Chicken Divan
- 2-3 bunches of broccoli florets - cooked, or 1 bag frozen, thawed
- 3 c. shredded chicken
- 2 cans cream of chicken soup
- 3/4 c. mayonnaise
- 1 c. sour cream
- 1/2 c. cheddar cheese
- 1 T lemon juice
- 1 t- 2 T. curry powder (optional, what you like)
- salt and pepper to taste
- 1/4 c. water (if you'd like to thin out your sauce a bit)
- bread crumbs for topping or cracker crumbs
- 1 c. cheddar cheese
- Preheat oven to 350 degrees F. In a large pot with a steamer insert, bring salt water to a boil. Steam the broccoli until tender-crisp, about 5-10 minutes.

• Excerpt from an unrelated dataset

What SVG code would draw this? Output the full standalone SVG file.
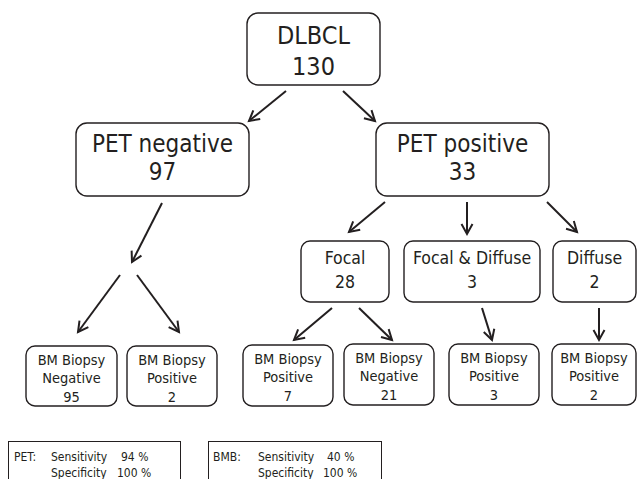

- In a medium bowl, combine the soup, mayonnaise, sour cream, 1/2 c. cheddar cheese, lemon juice, curry powder, salt and pepper. Whisk together to make a sauce.
- Spray a 9X13 inch baking dish with pam and add chicken and broccoli. Pour about 3/4 the sauce over the top and stir in, then add the rest of the sauce and stir.
- In a small bowl combine remaining cheese and bread crumbs/crackers and sprinkle over the top.
- Bake for about 30 minutes or until cooked through.